* _WHAT IS ASKED_
Everything from the first line of the data through the line with "stroke: '#d9d9d9', lineWidth: 1.5" is to be echoed exactly, minus the pictures.

* _DATA PROVIDED_
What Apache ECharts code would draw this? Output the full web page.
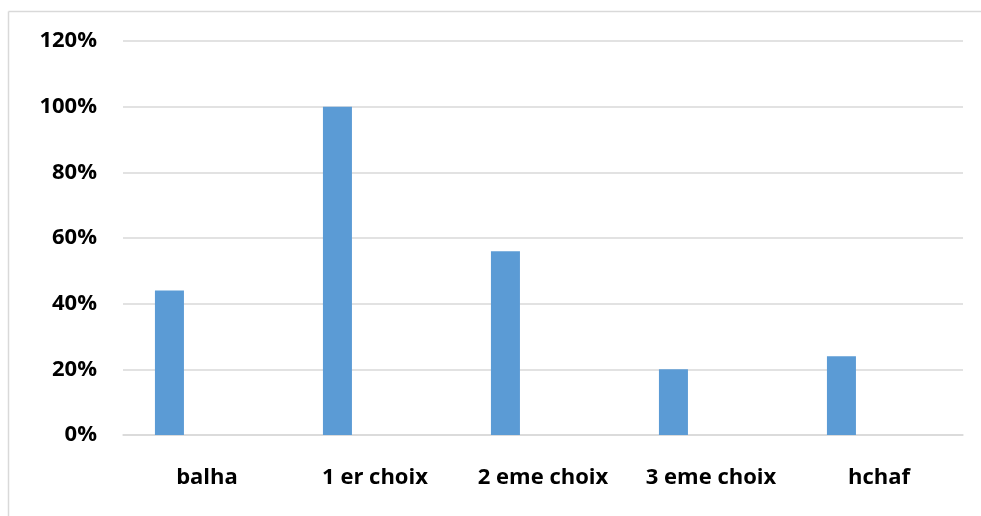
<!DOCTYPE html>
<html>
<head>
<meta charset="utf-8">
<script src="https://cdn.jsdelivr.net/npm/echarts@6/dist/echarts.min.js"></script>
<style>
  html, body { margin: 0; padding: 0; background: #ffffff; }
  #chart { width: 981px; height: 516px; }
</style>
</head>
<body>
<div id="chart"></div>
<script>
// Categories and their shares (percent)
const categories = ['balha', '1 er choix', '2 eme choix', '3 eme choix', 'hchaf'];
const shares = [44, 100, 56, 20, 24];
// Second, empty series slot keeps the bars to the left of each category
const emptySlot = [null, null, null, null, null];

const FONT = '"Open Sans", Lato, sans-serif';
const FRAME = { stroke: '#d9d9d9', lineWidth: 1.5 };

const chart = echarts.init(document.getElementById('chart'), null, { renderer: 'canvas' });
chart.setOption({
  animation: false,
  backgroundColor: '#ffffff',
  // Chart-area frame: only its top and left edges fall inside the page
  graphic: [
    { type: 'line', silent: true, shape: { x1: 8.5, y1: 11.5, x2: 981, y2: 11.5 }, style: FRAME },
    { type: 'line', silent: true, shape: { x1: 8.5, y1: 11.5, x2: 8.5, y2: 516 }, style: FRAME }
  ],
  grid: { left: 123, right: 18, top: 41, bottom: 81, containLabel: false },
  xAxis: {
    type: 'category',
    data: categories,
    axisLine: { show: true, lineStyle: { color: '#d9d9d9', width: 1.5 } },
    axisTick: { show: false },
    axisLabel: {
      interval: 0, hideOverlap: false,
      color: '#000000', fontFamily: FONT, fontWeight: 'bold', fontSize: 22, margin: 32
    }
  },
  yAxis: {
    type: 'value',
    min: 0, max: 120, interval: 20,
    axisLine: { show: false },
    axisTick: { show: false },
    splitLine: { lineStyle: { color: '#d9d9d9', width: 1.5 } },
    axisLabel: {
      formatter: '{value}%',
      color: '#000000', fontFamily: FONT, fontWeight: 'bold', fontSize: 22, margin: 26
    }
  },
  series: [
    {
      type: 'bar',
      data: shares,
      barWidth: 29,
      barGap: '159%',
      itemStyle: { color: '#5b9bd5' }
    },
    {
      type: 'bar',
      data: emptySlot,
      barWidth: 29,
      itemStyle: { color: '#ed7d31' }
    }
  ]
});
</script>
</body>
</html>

* _OUTPUT_
What Apache ECharts code would draw this? Output the full web page.
<!DOCTYPE html>
<html>
<head>
<meta charset="utf-8">
<script src="https://cdn.jsdelivr.net/npm/echarts@6/dist/echarts.min.js"></script>
<style>
  html, body { margin: 0; padding: 0; background: #ffffff; }
  #chart { width: 981px; height: 516px; }
</style>
</head>
<body>
<div id="chart"></div>
<script>
// Categories and their shares (percent)
const categories = ['balha', '1 er choix', '2 eme choix', '3 eme choix', 'hchaf'];
const shares = [44, 100, 56, 20, 24];
// Second, empty series slot keeps the bars to the left of each category
const emptySlot = [null, null, null, null, null];

const FONT = '"Open Sans", Lato, sans-serif';
const FRAME = { stroke: '#d9d9d9', lineWidth: 1.5 };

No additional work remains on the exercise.